Opinion
No. 11-20-00016-CR
02-21-2020
On Appeal from the 70th District Court Ector County, Texas
Trial Court Cause No. A-45,138
MEMORANDUM OPINION
Appellant, Jay Dee Burns, filed a pro se notice of appeal related to the trial court's January 3, 2020 "Order Denying Relief." We dismiss the appeal for want of jurisdiction.
When the appeal was filed in this court, we notified Appellant by letter that the order from which he attempted to appeal did not appear to be a final, appealable order. We requested that Appellant respond and show grounds to continue, and we informed him that this appeal may be dismissed. Appellant filed a response but has not shown grounds upon which this appeal may continue. Appellant complains of the trial court's "instant denial" of a 30-page motion filed by Appellant on January 2, 2020. In that motion, Appellant complained of errors related to the joinder of the cases below and the cumulation of his sentences for the various offenses. He requested that the trial court vacate all prior judgments and sentences.

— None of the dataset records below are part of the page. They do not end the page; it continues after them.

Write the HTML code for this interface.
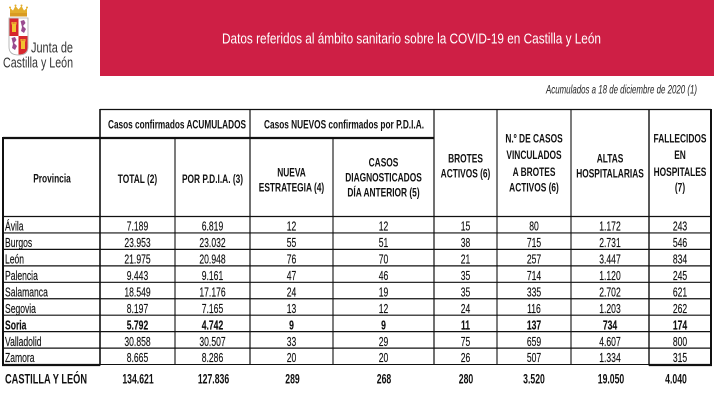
<!DOCTYPE html>
<html><head><meta charset="utf-8">
<style>
html,body{margin:0;padding:0;background:#fff;}
svg{display:block;}
text{font-family:"Liberation Sans",Arial,sans-serif;fill:#111;}
.h{font-weight:bold;font-size:12.3px;text-anchor:middle;}
.d{font-size:12.8px;text-anchor:middle;stroke:#111;stroke-width:0.15;}
.p{font-size:12.8px;stroke:#111;stroke-width:0.15;}
.b{font-weight:bold;}
.t{font-weight:bold;font-size:14px;text-anchor:middle;}
</style></head>
<body>
<svg width="714" height="415" viewBox="0 0 714 415" xmlns="http://www.w3.org/2000/svg">
<rect width="714" height="415" fill="#fff"/>
<!-- banner -->
<rect x="100" y="0" width="614" height="76" fill="#CE1F45"/>
<text x="222" y="43.5" font-size="14.5" textLength="379" lengthAdjust="spacingAndGlyphs" style="fill:#fff">Datos referidos al ámbito sanitario sobre la COVID-19 en Castilla y León</text>

<!-- logo -->
<g>
  <path d="M10,13 L10,8 L13,10.5 L15.5,6 L18.5,9.5 L21.5,6 L24,10.5 L27,8 L27,13 Z" fill="#E3AE2C"/>
  <circle cx="10" cy="7.5" r="1" fill="#E3AE2C"/><circle cx="15.5" cy="5.5" r="1" fill="#E3AE2C"/>
  <circle cx="21.5" cy="5.5" r="1" fill="#E3AE2C"/><circle cx="27" cy="7.5" r="1" fill="#E3AE2C"/>
  <rect x="10" y="13" width="17" height="3.5" fill="#D99B22"/>
  <path d="M9,18 H28 V47 Q28,55 18.5,55 Q9,55 9,47 Z" fill="#fff" stroke="#aaa" stroke-width="0.8"/>
  <rect x="9.5" y="18.5" width="9" height="17.5" fill="#D6282E"/>
  <rect x="12" y="24" width="4" height="8" fill="#F2C230"/>
  <rect x="11.5" y="22" width="1.3" height="2.5" fill="#F2C230"/><rect x="13.4" y="22" width="1.3" height="2.5" fill="#F2C230"/><rect x="15.2" y="22" width="1.3" height="2.5" fill="#F2C230"/>
  <path d="M18.5,36 H27.5 V47 Q27.5,54.5 18.5,54.5 Z" fill="#D6282E"/>
  <rect x="21" y="41" width="4" height="8" fill="#F2C230"/>
  <rect x="20.5" y="39" width="1.3" height="2.5" fill="#F2C230"/><rect x="22.4" y="39" width="1.3" height="2.5" fill="#F2C230"/><rect x="24.2" y="39" width="1.3" height="2.5" fill="#F2C230"/>
  <path d="M20.5,21 L24,20 L25.5,23 L23,26 L26,29 L24,33 L21,31 L22,27 Z" fill="#9A4B8F"/>
  <path d="M11.5,38 L15,37 L16.5,40 L14,43 L17,46 L15,50 L12,48 L13,44 Z" fill="#9A4B8F"/>
</g>
<text x="31" y="52.5" font-size="14.5" textLength="42" lengthAdjust="spacingAndGlyphs" style="fill:#333">Junta de</text>
<text x="3" y="67.5" font-size="14.5" textLength="70" lengthAdjust="spacingAndGlyphs" style="fill:#333">Castilla y León</text>

<!-- subtitle -->
<text x="546" y="93.5" font-size="12" font-style="italic" textLength="151" lengthAdjust="spacingAndGlyphs" style="fill:#222">Acumulados a 18 de diciembre de 2020 (1)</text>

<!-- table lines -->
<g stroke="#111" fill="none">
  <line x1="100" y1="109.5" x2="711" y2="109.5" stroke-width="1.2"/>
  <line x1="3" y1="138" x2="434" y2="138" stroke-width="2.2"/>
  <line x1="3" y1="137" x2="3" y2="365.5" stroke-width="2"/>
  <line x1="100" y1="109" x2="100" y2="365.5" stroke-width="1.6"/>
  <line x1="175" y1="138" x2="175" y2="364.5" stroke-width="1.1"/>
  <line x1="250" y1="109" x2="250" y2="364.5" stroke-width="1.2"/>
  <line x1="333" y1="138" x2="333" y2="364.5" stroke-width="1.1"/>
  <line x1="434" y1="109" x2="434" y2="364.5" stroke-width="1.2"/>
  <line x1="497" y1="109" x2="497" y2="364.5" stroke-width="1.1"/>
  <line x1="571" y1="109" x2="571" y2="364.5" stroke-width="1.1"/>
  <line x1="649" y1="109" x2="649" y2="365.5" stroke-width="1.4"/>
  <line x1="711" y1="109" x2="711" y2="365.5" stroke-width="2"/>
  <line x1="3" y1="216.5" x2="711" y2="216.5" stroke-width="1.3"/>
  <line x1="3" y1="232.95" x2="711" y2="232.95" stroke-width="1.2"/>
  <line x1="3" y1="249.4" x2="711" y2="249.4" stroke-width="1.2"/>
  <line x1="3" y1="265.85" x2="711" y2="265.85" stroke-width="1.2"/>
  <line x1="3" y1="282.3" x2="711" y2="282.3" stroke-width="1.2"/>
  <line x1="3" y1="298.75" x2="711" y2="298.75" stroke-width="1.2"/>
  <line x1="3" y1="315.2" x2="711" y2="315.2" stroke-width="1.2"/>
  <line x1="3" y1="331.65" x2="711" y2="331.65" stroke-width="1.2"/>
  <line x1="3" y1="348.1" x2="711" y2="348.1" stroke-width="1.2"/>
  <line x1="100" y1="364.5" x2="649" y2="364.5" stroke-width="1.1"/>
  <line x1="2" y1="365" x2="100" y2="365" stroke-width="2.2"/>
  <line x1="649" y1="365" x2="712" y2="365" stroke-width="2.2"/>
</g>

<!-- group headers -->
<text class="b" x="108" y="128.5" font-size="12.3" textLength="138" lengthAdjust="spacingAndGlyphs">Casos confirmados ACUMULADOS</text>
<text class="b" x="264" y="128.5" font-size="12.3" textLength="160" lengthAdjust="spacingAndGlyphs">Casos NUEVOS confirmados por P.D.I.A.</text>

<!-- column headers -->
<text class="h" transform="translate(52,182.5) scale(.68,1)">Provincia</text>
<text class="h" transform="translate(137.5,183) scale(.68,1)">TOTAL (2)</text>
<text class="h" transform="translate(212.5,183) scale(.68,1)">POR P.D.I.A. (3)</text>
<text class="h" transform="translate(291.5,176.5) scale(.68,1)">NUEVA</text>
<text class="h" transform="translate(291.5,191.5) scale(.68,1)">ESTRATEGIA (4)</text>
<text class="h" transform="translate(383.5,166.5) scale(.68,1)">CASOS</text>
<text class="h" transform="translate(383.5,181.5) scale(.68,1)">DIAGNOSTICADOS</text>
<text class="h" transform="translate(383.5,196.5) scale(.68,1)">DÍA ANTERIOR (5)</text>
<text class="h" transform="translate(465.5,162.5) scale(.68,1)">BROTES</text>
<text class="h" transform="translate(465.5,177.5) scale(.68,1)">ACTIVOS (6)</text>
<text class="h" transform="translate(534,142.5) scale(.68,1)">N.º DE CASOS</text>
<text class="h" transform="translate(534,159) scale(.68,1)">VINCULADOS</text>
<text class="h" transform="translate(534,176) scale(.68,1)">A BROTES</text>
<text class="h" transform="translate(534,191.5) scale(.68,1)">ACTIVOS (6)</text>
<text class="h" transform="translate(610,162.5) scale(.68,1)">ALTAS</text>
<text class="h" transform="translate(610,177.5) scale(.68,1)">HOSPITALARIAS</text>
<text class="h" transform="translate(680,142.5) scale(.68,1)">FALLECIDOS</text>
<text class="h" transform="translate(680,159) scale(.68,1)">EN</text>
<text class="h" transform="translate(680,176) scale(.68,1)">HOSPITALES</text>
<text class="h" transform="translate(680,191.5) scale(.68,1)">(7)</text>

<!-- rows -->
<g>
<text class="p" transform="translate(5,230.6) scale(.67,1)">Ávila</text>
<text class="d" transform="translate(137.5,230.6) scale(.67,1)">7.189</text>
<text class="d" transform="translate(212.5,230.6) scale(.67,1)">6.819</text>
<text class="d" transform="translate(291.5,230.6) scale(.67,1)">12</text>
<text class="d" transform="translate(383.5,230.6) scale(.67,1)">12</text>
<text class="d" transform="translate(465.5,230.6) scale(.67,1)">15</text>
<text class="d" transform="translate(534,230.6) scale(.67,1)">80</text>
<text class="d" transform="translate(610,230.6) scale(.67,1)">1.172</text>
<text class="d" transform="translate(680,230.6) scale(.67,1)">243</text>

<text class="p" transform="translate(5,247.1) scale(.67,1)">Burgos</text>
<text class="d" transform="translate(137.5,247.1) scale(.67,1)">23.953</text>
<text class="d" transform="translate(212.5,247.1) scale(.67,1)">23.032</text>
<text class="d" transform="translate(291.5,247.1) scale(.67,1)">55</text>
<text class="d" transform="translate(383.5,247.1) scale(.67,1)">51</text>
<text class="d" transform="translate(465.5,247.1) scale(.67,1)">38</text>
<text class="d" transform="translate(534,247.1) scale(.67,1)">715</text>
<text class="d" transform="translate(610,247.1) scale(.67,1)">2.731</text>
<text class="d" transform="translate(680,247.1) scale(.67,1)">546</text>

<text class="p" transform="translate(5,263.5) scale(.67,1)">León</text>
<text class="d" transform="translate(137.5,263.5) scale(.67,1)">21.975</text>
<text class="d" transform="translate(212.5,263.5) scale(.67,1)">20.948</text>
<text class="d" transform="translate(291.5,263.5) scale(.67,1)">76</text>
<text class="d" transform="translate(383.5,263.5) scale(.67,1)">70</text>
<text class="d" transform="translate(465.5,263.5) scale(.67,1)">21</text>
<text class="d" transform="translate(534,263.5) scale(.67,1)">257</text>
<text class="d" transform="translate(610,263.5) scale(.67,1)">3.447</text>
<text class="d" transform="translate(680,263.5) scale(.67,1)">834</text>

<text class="p" transform="translate(5,280) scale(.67,1)">Palencia</text>
<text class="d" transform="translate(137.5,280) scale(.67,1)">9.443</text>
<text class="d" transform="translate(212.5,280) scale(.67,1)">9.161</text>
<text class="d" transform="translate(291.5,280) scale(.67,1)">47</text>
<text class="d" transform="translate(383.5,280) scale(.67,1)">46</text>
<text class="d" transform="translate(465.5,280) scale(.67,1)">35</text>
<text class="d" transform="translate(534,280) scale(.67,1)">714</text>
<text class="d" transform="translate(610,280) scale(.67,1)">1.120</text>
<text class="d" transform="translate(680,280) scale(.67,1)">245</text>

<text class="p" transform="translate(5,296.4) scale(.67,1)">Salamanca</text>
<text class="d" transform="translate(137.5,296.4) scale(.67,1)">18.549</text>
<text class="d" transform="translate(212.5,296.4) scale(.67,1)">17.176</text>
<text class="d" transform="translate(291.5,296.4) scale(.67,1)">24</text>
<text class="d" transform="translate(383.5,296.4) scale(.67,1)">19</text>
<text class="d" transform="translate(465.5,296.4) scale(.67,1)">35</text>
<text class="d" transform="translate(534,296.4) scale(.67,1)">335</text>
<text class="d" transform="translate(610,296.4) scale(.67,1)">2.702</text>
<text class="d" transform="translate(680,296.4) scale(.67,1)">621</text>

<text class="p" transform="translate(5,312.9) scale(.67,1)">Segovia</text>
<text class="d" transform="translate(137.5,312.9) scale(.67,1)">8.197</text>
<text class="d" transform="translate(212.5,312.9) scale(.67,1)">7.165</text>
<text class="d" transform="translate(291.5,312.9) scale(.67,1)">13</text>
<text class="d" transform="translate(383.5,312.9) scale(.67,1)">12</text>
<text class="d" transform="translate(465.5,312.9) scale(.67,1)">24</text>
<text class="d" transform="translate(534,312.9) scale(.67,1)">116</text>
<text class="d" transform="translate(610,312.9) scale(.67,1)">1.203</text>
<text class="d" transform="translate(680,312.9) scale(.67,1)">262</text>

<text class="p b" transform="translate(5,329.3) scale(.67,1)">Soria</text>
<text class="d b" transform="translate(137.5,329.3) scale(.67,1)">5.792</text>
<text class="d b" transform="translate(212.5,329.3) scale(.67,1)">4.742</text>
<text class="d b" transform="translate(291.5,329.3) scale(.67,1)">9</text>
<text class="d b" transform="translate(383.5,329.3) scale(.67,1)">9</text>
<text class="d b" transform="translate(465.5,329.3) scale(.67,1)">11</text>
<text class="d b" transform="translate(534,329.3) scale(.67,1)">137</text>
<text class="d b" transform="translate(610,329.3) scale(.67,1)">734</text>
<text class="d b" transform="translate(680,329.3) scale(.67,1)">174</text>

<text class="p" transform="translate(5,345.8) scale(.67,1)">Valladolid</text>
<text class="d" transform="translate(137.5,345.8) scale(.67,1)">30.858</text>
<text class="d" transform="translate(212.5,345.8) scale(.67,1)">30.507</text>
<text class="d" transform="translate(291.5,345.8) scale(.67,1)">33</text>
<text class="d" transform="translate(383.5,345.8) scale(.67,1)">29</text>
<text class="d" transform="translate(465.5,345.8) scale(.67,1)">75</text>
<text class="d" transform="translate(534,345.8) scale(.67,1)">659</text>
<text class="d" transform="translate(610,345.8) scale(.67,1)">4.607</text>
<text class="d" transform="translate(680,345.8) scale(.67,1)">800</text>

<text class="p" transform="translate(5,362.2) scale(.67,1)">Zamora</text>
<text class="d" transform="translate(137.5,362.2) scale(.67,1)">8.665</text>
<text class="d" transform="translate(212.5,362.2) scale(.67,1)">8.286</text>
<text class="d" transform="translate(291.5,362.2) scale(.67,1)">20</text>
<text class="d" transform="translate(383.5,362.2) scale(.67,1)">20</text>
<text class="d" transform="translate(465.5,362.2) scale(.67,1)">26</text>
<text class="d" transform="translate(534,362.2) scale(.67,1)">507</text>
<text class="d" transform="translate(610,362.2) scale(.67,1)">1.334</text>
<text class="d" transform="translate(680,362.2) scale(.67,1)">315</text>
</g>

<!-- total row -->
<text class="b" x="5" y="383.5" font-size="14" textLength="82" lengthAdjust="spacingAndGlyphs">CASTILLA Y LEÓN</text>
<text class="t" transform="translate(138,383.5) scale(.62,1)">134.621</text>
<text class="t" transform="translate(213.5,383.5) scale(.62,1)">127.836</text>
<text class="t" transform="translate(292.5,383.5) scale(.62,1)">289</text>
<text class="t" transform="translate(384,383.5) scale(.62,1)">268</text>
<text class="t" transform="translate(466,383.5) scale(.62,1)">280</text>
<text class="t" transform="translate(534,383.5) scale(.62,1)">3.520</text>
<text class="t" transform="translate(611,383.5) scale(.62,1)">19.050</text>
<text class="t" transform="translate(676,383.5) scale(.62,1)">4.040</text>
</svg>
</body></html>
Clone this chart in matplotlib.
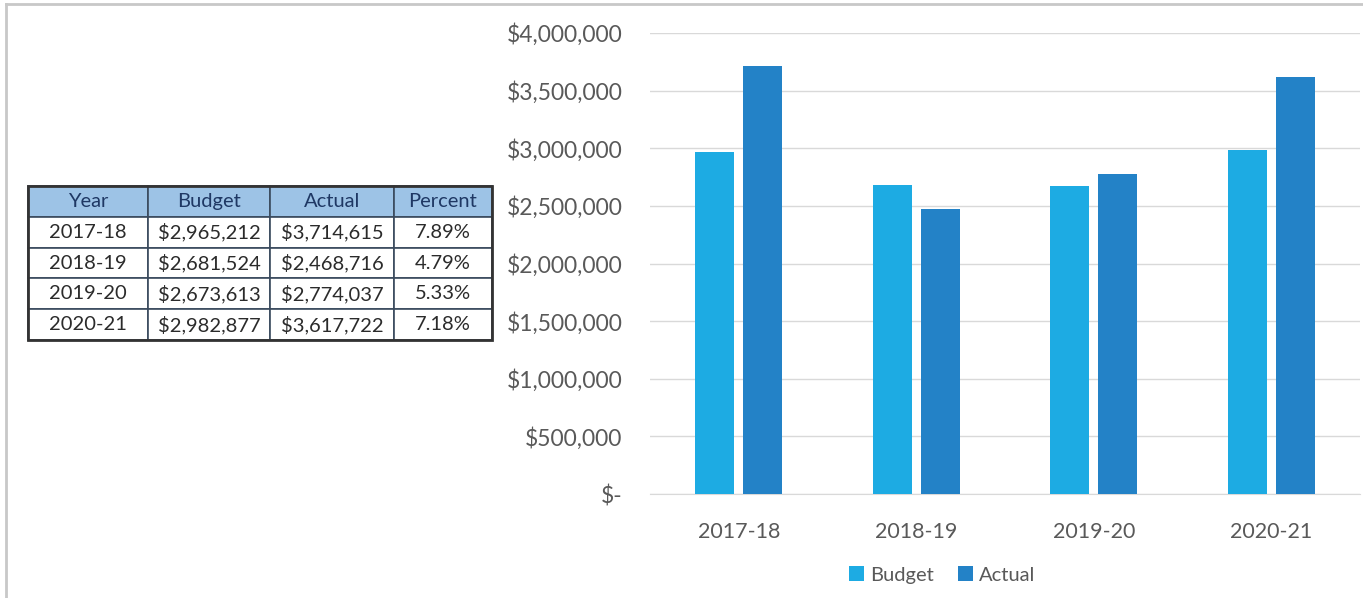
import matplotlib
matplotlib.use("Agg")
import matplotlib.pyplot as plt
from matplotlib.lines import Line2D
from matplotlib.ticker import FuncFormatter
import numpy as np

years = ["2017-18", "2018-19", "2019-20", "2020-21"]
budget = [2965212, 2681524, 2673613, 2982877]
actual = [3714615, 2468716, 2774037, 3617722]
percent = ["7.89%", "4.79%", "5.33%", "7.18%"]
col_labels = ["Year", "Budget", "Actual", "Percent"]
yticks = [0, 500000, 1000000, 1500000, 2000000, 2500000, 3000000, 3500000, 4000000]

plt.rcParams['font.family'] = ['Lato', 'DejaVu Sans']
W, H = 1363, 598
fig = plt.figure(figsize=(W/100, H/100), dpi=100)
fig.patch.set_facecolor("white")

# outer frame lines
fig.add_artist(Line2D([6/W, 1], [1-4/H, 1-4/H], color="#c8c8c8", lw=2, transform=fig.transFigure))
fig.add_artist(Line2D([6/W, 6/W], [0, 1-4/H], color="#c8c8c8", lw=2, transform=fig.transFigure))

# chart
x0, x1 = 650, 1360
y_top, y_bot = 33, 494
ax = fig.add_axes([x0/W, 1-y_bot/H, (x1-x0)/W, (y_bot-y_top)/H])
x = np.arange(len(years))
bw = 0.22
gap = 0.05
ax.bar(x - (bw+gap)/2, budget, bw, color="#1DABE3", label="Budget", zorder=3)
ax.bar(x + (bw+gap)/2, actual, bw, color="#2382C7", label="Actual", zorder=3)
ax.set_xlim(-0.5, len(years)-0.5)
ax.set_ylim(0, 4000000)
ax.set_yticks(yticks)
def fmt(v, pos):
    if v == 0:
        return "$-"
    return "${:,.0f}".format(v)
ax.yaxis.set_major_formatter(FuncFormatter(fmt))
ax.set_xticks(x)
ax.set_xticklabels(years)
ax.grid(axis="y", color="#d9d9d9", lw=1, zorder=0)
for s in ["top", "right", "left"]:
    ax.spines[s].set_visible(False)
ax.spines["bottom"].set_color("#d9d9d9")
ax.tick_params(axis="x", length=0, colors="#595959", labelsize=15.5)
ax.tick_params(axis="y", length=0, colors="#595959", labelsize=16.5, pad=20)
ax.tick_params(axis="x", pad=20)
ax.legend(loc="center", bbox_to_anchor=((942-x0)/(x1-x0), -(575-494)/(y_bot-y_top)), ncol=2, frameon=False,
          fontsize=14.5, handlelength=0.75, handleheight=0.75, handletextpad=0.3,
          columnspacing=1.2, labelcolor="#595959")

# table
tx0, tx1 = 28, 492
ty0, ty1 = 186, 340
tax = fig.add_axes([tx0/W, 1-ty1/H, (tx1-tx0)/W, (ty1-ty0)/H])
tax.axis("off")
cells = [[years[i], "${:,.0f}".format(budget[i]), "${:,.0f}".format(actual[i]), percent[i]] for i in range(len(years))]
tbl = tax.table(cellText=cells, colLabels=col_labels, bbox=[0, 0, 1, 1], cellLoc="center",
                colWidths=[120, 122, 124, 98])
tbl.auto_set_font_size(False)
for (r, c), cell in tbl.get_celld().items():
    cell.set_edgecolor("#3a4a5e")
    cell.set_linewidth(1.2)
    cell.get_text().set_fontsize(14.5)
    if r == 0:
        cell.set_facecolor("#9DC3E6")
        cell.get_text().set_color("#1F3864")
    else:
        cell.set_facecolor("white")
        cell.get_text().set_color("#2b2b2b")
# thicker outer border
tax.add_patch(plt.Rectangle((0, 0), 1, 1, fill=False, ec="#333333", lw=2, transform=tax.transAxes, zorder=10, clip_on=False))

fig.savefig("out.png", dpi=100, facecolor="white")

An appellate court has jurisdiction to consider an appeal by a criminal defendant from a final judgment of conviction or as otherwise authorized by law. Abbott v. State, 271 S.W.3d 694, 696-97 (Tex. Crim. App. 2008). Appellant was convicted in 2016, and this court affirmed the judgments of conviction in 2018. See Burns v. State, No. 11-16-00128-CR, 2018 WL 1660547 (Tex. App.—Eastland Apr. 5, 2018, no pet.) (mem. op., not designated for publication). The substance of the relief sought by Appellant in the present appeal is postconviction relief from a final felony conviction—relief for which the habeas corpus procedure set out in Article 11.07 of the Code of Criminal Procedure provides the exclusive remedy. See TEX. CODE CRIM. PROC. ANN. art. 11.07 (West 2015). Article 11.07 vests complete jurisdiction for such relief in the Texas Court of Criminal Appeals. Id. art. 11.07, §§ 3, 5; Bd. of Pardons & Paroles ex rel. Keene v. Court of Appeals for Eighth Dist., 910 S.W.2d 481, 484 (Tex. Crim. App. 1995); Hoang v. State, 872 S.W.2d 694, 697 (Tex. Crim. App. 1993); Ater v. Eighth Court of Appeals, 802 S.W.2d 241, 243 (Tex. Crim. App. 1991). We hold that we have no jurisdiction over Appellant's attempted appeal from the trial court's denial of Appellant's motion to vacate the prior judgments and sentences.
Additionally, to the extent that Appellant appeals from the trial court's denial of another motion filed by Appellant—a motion requesting a nunc pro tunc judgment, we also hold that we have no jurisdiction in that regard. An intermediate appellate court has no jurisdiction over an appeal from an order denying a request for judgment nunc pro tunc because such an order is not an appealable order. Gonzalez v. State, No. 11-17-00056-CR, 2017 WL 1275540, at *1 (Tex. App.—Eastland Mar. 31, 2017, no pet.) (mem. op., not designated for publication); Sims v. State, No. 05-14-01438-CR, 2014 WL 6453607, at *1 (Tex. App.—Dallas Nov. 18, 2014, no pet.) (mem. op., not designated for publication); Sanchez v. State, 112 S.W.3d 311, 312 (Tex. App.—Corpus Christi 2003, no pet.); Everett v. State, 82 S.W.3d 735 (Tex. App.—Waco 2002, pet. dism'd).
Because we have no jurisdiction to entertain this appeal, we dismiss this appeal for want of jurisdiction.
PER CURIAM February 21, 2020 Do not publish. See TEX. R. APP. P. 47.2(b). Panel consists of: Bailey, C.J.,
Stretcher, J., and Wright, S.C.J. Willson, J., not participating.
Jim R. Wright, Senior Chief Justice (Retired), Court of Appeals, 11th District of Texas at Eastland, sitting by assignment.